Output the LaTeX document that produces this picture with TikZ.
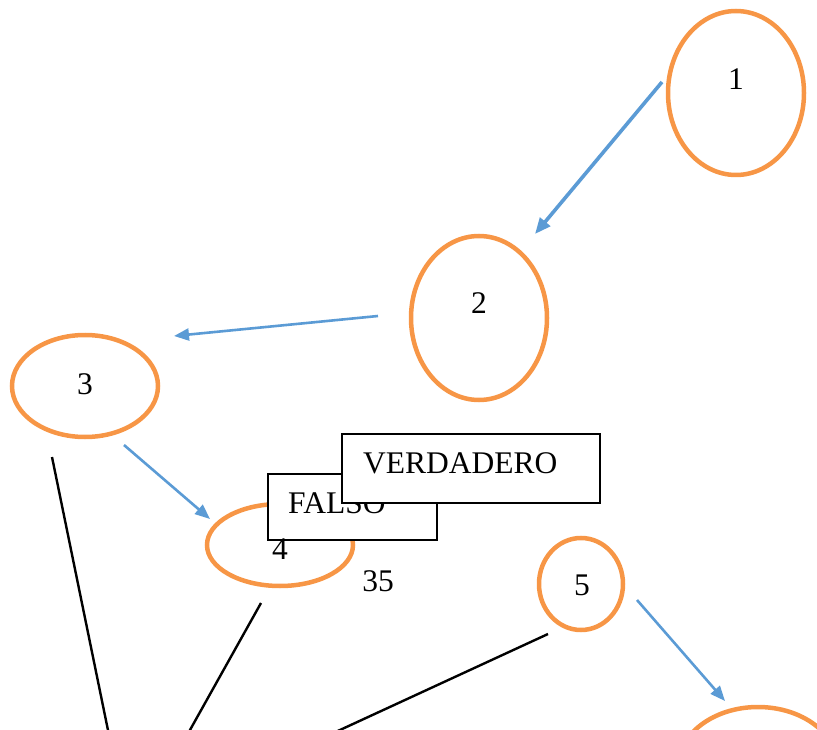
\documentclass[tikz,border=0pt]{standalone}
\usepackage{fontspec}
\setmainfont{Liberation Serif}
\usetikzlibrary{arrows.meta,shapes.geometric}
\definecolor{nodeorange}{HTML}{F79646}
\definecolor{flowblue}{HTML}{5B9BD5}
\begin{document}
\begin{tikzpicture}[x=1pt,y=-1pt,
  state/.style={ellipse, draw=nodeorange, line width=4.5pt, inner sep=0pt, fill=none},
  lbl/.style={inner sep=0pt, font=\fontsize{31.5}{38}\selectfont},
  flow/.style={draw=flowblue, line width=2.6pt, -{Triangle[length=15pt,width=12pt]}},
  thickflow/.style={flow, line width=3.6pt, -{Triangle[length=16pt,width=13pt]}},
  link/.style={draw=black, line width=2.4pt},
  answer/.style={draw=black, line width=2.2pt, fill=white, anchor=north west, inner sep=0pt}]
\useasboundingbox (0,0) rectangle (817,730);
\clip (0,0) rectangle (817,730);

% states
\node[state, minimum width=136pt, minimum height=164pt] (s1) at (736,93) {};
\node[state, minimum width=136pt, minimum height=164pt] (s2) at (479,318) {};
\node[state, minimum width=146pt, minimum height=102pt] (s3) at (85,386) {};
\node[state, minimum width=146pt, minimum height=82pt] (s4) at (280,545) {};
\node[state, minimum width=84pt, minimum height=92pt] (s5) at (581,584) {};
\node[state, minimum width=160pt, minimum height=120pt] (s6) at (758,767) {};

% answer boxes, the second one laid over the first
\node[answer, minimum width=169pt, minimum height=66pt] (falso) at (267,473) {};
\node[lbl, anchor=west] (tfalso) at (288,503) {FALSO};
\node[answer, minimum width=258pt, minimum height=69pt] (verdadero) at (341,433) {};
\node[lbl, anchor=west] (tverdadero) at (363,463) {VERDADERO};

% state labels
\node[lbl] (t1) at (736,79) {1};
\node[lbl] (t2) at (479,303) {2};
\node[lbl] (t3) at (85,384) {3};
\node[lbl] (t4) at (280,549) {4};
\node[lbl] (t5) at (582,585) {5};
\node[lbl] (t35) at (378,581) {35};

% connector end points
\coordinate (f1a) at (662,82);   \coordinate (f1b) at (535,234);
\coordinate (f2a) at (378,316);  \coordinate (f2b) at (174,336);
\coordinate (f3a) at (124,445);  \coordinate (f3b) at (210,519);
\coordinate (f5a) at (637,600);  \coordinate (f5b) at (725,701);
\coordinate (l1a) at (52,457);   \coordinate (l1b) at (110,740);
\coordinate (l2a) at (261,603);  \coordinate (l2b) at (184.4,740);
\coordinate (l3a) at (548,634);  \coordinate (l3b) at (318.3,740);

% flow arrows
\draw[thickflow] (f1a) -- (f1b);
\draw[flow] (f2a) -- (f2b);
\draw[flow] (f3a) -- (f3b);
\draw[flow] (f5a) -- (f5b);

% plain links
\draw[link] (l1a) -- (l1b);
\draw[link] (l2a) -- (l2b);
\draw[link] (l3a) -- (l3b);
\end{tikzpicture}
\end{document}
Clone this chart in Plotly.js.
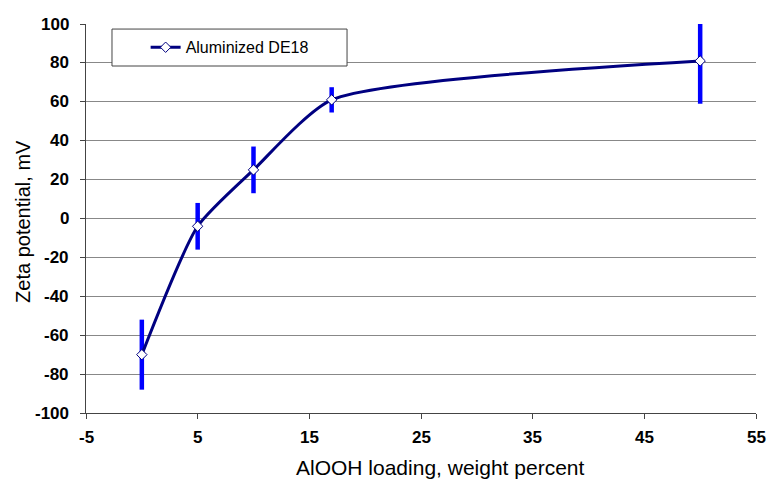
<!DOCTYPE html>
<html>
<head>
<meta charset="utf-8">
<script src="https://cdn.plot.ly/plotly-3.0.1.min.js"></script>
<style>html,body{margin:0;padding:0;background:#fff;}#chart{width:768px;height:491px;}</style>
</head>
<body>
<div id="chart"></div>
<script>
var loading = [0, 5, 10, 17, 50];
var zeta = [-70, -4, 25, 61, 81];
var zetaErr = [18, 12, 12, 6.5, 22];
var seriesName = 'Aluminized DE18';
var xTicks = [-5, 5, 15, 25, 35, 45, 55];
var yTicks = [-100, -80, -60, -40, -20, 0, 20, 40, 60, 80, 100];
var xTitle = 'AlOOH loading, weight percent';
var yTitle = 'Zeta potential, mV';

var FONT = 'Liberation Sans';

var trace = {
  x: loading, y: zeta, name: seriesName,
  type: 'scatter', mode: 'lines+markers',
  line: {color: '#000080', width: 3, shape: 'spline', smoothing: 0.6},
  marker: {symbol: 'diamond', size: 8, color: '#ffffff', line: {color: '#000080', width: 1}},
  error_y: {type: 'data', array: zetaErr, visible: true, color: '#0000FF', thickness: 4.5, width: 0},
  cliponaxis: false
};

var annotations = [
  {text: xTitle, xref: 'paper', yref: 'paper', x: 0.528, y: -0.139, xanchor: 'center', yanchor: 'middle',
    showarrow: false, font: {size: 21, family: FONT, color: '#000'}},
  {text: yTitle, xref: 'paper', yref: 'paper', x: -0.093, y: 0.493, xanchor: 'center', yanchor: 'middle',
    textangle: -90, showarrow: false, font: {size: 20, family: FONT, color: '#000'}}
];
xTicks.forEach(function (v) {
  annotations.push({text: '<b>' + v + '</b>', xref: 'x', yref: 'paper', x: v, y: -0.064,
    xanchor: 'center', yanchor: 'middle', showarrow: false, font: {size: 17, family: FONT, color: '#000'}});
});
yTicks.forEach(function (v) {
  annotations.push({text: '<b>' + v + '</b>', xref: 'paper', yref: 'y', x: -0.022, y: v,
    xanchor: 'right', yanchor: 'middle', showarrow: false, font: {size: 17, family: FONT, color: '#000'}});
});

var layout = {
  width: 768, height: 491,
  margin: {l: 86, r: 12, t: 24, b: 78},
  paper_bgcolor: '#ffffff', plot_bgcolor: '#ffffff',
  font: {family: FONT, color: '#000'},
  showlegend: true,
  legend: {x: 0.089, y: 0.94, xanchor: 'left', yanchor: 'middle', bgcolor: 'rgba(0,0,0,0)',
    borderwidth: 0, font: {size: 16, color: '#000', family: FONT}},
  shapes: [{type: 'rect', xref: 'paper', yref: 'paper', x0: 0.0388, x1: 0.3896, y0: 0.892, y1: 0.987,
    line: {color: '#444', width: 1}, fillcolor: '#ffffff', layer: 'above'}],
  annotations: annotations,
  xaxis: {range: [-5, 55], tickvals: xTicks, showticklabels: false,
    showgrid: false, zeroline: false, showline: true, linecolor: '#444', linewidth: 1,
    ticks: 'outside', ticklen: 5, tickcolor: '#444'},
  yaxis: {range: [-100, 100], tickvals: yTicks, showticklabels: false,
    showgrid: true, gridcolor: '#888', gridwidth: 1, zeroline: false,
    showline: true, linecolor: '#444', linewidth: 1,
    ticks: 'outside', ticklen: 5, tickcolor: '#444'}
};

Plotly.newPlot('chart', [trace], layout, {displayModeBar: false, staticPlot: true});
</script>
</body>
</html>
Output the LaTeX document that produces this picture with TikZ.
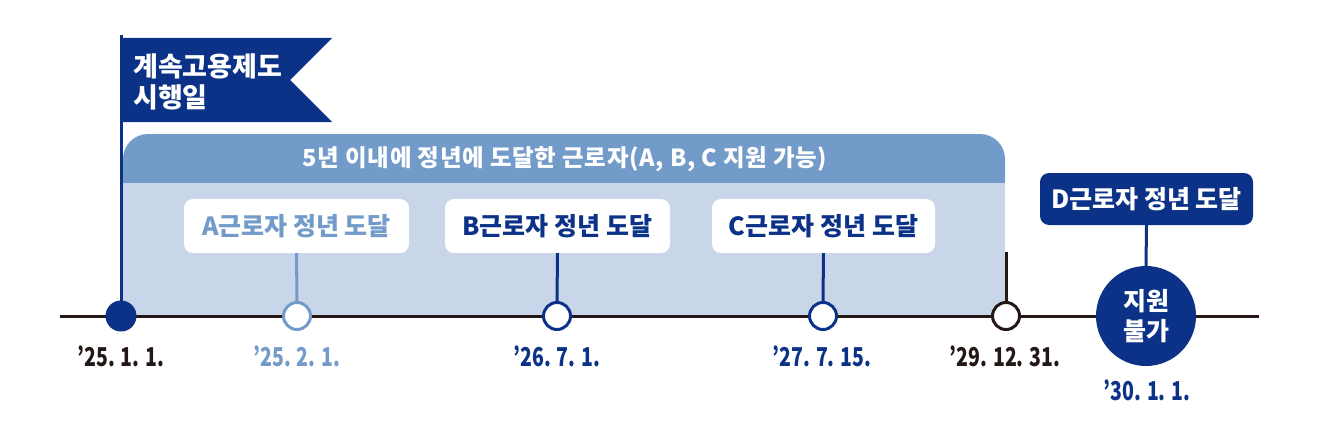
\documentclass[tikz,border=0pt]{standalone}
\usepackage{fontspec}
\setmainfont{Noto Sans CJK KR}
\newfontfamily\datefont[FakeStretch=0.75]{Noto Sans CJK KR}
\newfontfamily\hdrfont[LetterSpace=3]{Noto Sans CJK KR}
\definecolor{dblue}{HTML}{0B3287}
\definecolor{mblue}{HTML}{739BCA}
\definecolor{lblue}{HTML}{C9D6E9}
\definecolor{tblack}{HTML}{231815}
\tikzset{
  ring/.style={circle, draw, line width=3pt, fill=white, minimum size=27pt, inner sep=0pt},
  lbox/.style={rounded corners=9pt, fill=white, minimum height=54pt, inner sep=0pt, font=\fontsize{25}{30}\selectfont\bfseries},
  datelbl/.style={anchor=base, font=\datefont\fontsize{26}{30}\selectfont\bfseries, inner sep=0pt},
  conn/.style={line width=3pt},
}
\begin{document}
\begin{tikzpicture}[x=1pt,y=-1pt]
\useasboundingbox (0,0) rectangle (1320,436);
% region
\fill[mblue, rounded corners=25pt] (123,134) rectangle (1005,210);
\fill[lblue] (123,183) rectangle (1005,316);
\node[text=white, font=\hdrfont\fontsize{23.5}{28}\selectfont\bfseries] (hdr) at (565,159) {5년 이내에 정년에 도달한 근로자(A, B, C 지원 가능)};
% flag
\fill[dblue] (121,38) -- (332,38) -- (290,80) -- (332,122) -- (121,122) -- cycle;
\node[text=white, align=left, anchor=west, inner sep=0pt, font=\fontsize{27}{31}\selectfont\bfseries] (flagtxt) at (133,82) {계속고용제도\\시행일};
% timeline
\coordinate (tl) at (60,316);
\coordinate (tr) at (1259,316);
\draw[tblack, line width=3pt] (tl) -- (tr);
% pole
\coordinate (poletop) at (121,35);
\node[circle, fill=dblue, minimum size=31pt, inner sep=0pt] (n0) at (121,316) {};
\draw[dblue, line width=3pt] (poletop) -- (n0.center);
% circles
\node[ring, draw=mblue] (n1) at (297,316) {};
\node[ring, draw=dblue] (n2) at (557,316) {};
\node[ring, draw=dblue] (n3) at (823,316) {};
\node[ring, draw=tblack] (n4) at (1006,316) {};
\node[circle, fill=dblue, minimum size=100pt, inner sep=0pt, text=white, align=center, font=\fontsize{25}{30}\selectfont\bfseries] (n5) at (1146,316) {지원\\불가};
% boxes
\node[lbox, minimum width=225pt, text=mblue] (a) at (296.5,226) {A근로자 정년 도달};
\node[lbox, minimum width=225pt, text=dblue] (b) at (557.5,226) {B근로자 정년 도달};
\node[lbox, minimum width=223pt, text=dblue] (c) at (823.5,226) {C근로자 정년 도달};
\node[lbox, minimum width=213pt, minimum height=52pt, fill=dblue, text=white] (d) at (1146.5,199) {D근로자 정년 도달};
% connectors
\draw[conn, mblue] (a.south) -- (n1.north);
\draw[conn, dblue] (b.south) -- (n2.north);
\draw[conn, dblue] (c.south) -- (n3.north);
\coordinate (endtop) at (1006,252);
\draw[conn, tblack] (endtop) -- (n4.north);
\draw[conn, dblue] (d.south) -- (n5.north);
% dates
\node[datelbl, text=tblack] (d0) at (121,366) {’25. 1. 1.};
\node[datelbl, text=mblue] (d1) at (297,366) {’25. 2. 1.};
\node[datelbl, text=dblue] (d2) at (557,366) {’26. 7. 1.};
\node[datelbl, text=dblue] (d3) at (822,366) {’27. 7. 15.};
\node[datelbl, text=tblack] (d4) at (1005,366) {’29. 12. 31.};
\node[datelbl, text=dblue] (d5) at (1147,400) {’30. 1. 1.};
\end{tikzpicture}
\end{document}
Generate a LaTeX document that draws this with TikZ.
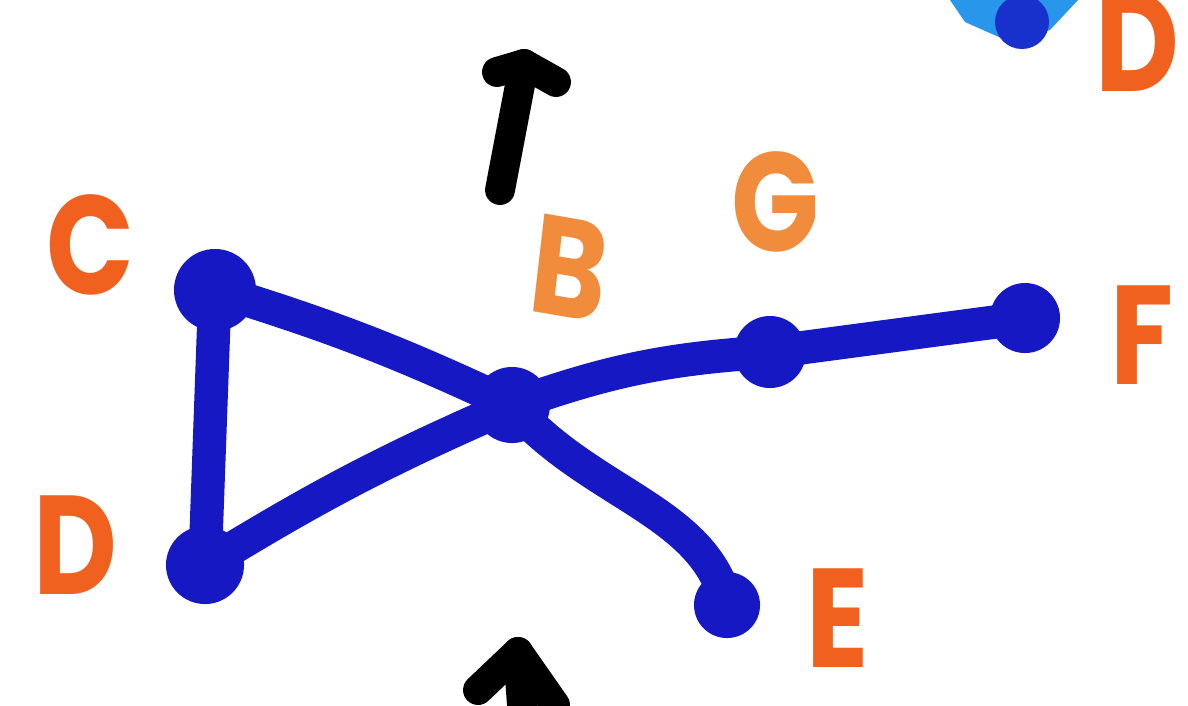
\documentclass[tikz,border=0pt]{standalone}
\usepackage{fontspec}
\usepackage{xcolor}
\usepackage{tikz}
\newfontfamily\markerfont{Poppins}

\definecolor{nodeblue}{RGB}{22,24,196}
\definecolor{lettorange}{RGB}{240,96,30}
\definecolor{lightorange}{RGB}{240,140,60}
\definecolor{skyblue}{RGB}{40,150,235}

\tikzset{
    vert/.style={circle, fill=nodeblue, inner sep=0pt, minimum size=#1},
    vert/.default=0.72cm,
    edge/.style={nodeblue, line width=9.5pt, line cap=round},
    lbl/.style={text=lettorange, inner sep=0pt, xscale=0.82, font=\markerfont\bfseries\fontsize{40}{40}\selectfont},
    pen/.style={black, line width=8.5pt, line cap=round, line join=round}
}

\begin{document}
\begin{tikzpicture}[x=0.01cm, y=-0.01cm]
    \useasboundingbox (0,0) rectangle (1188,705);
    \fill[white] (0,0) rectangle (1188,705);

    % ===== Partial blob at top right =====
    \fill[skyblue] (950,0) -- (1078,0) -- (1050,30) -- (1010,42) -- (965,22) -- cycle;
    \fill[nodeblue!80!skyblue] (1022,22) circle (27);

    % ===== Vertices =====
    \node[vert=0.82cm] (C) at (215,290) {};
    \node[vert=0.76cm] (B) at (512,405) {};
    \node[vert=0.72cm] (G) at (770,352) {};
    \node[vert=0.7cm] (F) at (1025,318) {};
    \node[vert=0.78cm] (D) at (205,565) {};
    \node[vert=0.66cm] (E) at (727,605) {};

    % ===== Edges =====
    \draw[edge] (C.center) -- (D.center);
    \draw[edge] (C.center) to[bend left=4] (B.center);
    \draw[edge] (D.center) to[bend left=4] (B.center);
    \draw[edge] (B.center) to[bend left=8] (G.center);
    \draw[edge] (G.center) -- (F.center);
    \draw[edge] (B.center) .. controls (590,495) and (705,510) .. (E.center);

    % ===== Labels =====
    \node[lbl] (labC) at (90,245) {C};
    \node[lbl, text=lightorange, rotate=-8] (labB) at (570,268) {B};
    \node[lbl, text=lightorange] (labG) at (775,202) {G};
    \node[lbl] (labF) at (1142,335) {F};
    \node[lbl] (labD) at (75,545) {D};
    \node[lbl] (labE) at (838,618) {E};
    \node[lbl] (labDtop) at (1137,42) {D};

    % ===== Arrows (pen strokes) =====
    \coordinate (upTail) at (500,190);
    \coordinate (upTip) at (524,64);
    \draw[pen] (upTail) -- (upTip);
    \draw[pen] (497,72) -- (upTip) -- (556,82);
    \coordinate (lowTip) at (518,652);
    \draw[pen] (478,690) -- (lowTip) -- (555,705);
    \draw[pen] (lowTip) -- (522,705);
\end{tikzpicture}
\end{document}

# DESCRIPTION OF THE TASK
Your task is to reproduce exactly the lines from the start of the data above through the line containing "anchor=west] (tverdadero) at", leaving every picture out.

# COMPLETED EXERCISE
Output the LaTeX document that produces this picture with TikZ.
\documentclass[tikz,border=0pt]{standalone}
\usepackage{fontspec}
\setmainfont{Liberation Serif}
\usetikzlibrary{arrows.meta,shapes.geometric}
\definecolor{nodeorange}{HTML}{F79646}
\definecolor{flowblue}{HTML}{5B9BD5}
\begin{document}
\begin{tikzpicture}[x=1pt,y=-1pt,
  state/.style={ellipse, draw=nodeorange, line width=4.5pt, inner sep=0pt, fill=none},
  lbl/.style={inner sep=0pt, font=\fontsize{31.5}{38}\selectfont},
  flow/.style={draw=flowblue, line width=2.6pt, -{Triangle[length=15pt,width=12pt]}},
  thickflow/.style={flow, line width=3.6pt, -{Triangle[length=16pt,width=13pt]}},
  link/.style={draw=black, line width=2.4pt},
  answer/.style={draw=black, line width=2.2pt, fill=white, anchor=north west, inner sep=0pt}]
\useasboundingbox (0,0) rectangle (817,730);
\clip (0,0) rectangle (817,730);

% states
\node[state, minimum width=136pt, minimum height=164pt] (s1) at (736,93) {};
\node[state, minimum width=136pt, minimum height=164pt] (s2) at (479,318) {};
\node[state, minimum width=146pt, minimum height=102pt] (s3) at (85,386) {};
\node[state, minimum width=146pt, minimum height=82pt] (s4) at (280,545) {};
\node[state, minimum width=84pt, minimum height=92pt] (s5) at (581,584) {};
\node[state, minimum width=160pt, minimum height=120pt] (s6) at (758,767) {};

% answer boxes, the second one laid over the first
\node[answer, minimum width=169pt, minimum height=66pt] (falso) at (267,473) {};
\node[lbl, anchor=west] (tfalso) at (288,503) {FALSO};
\node[answer, minimum width=258pt, minimum height=69pt] (verdadero) at (341,433) {};
\node[lbl, anchor=west] (tverdadero) at (363,463) {VERDADERO};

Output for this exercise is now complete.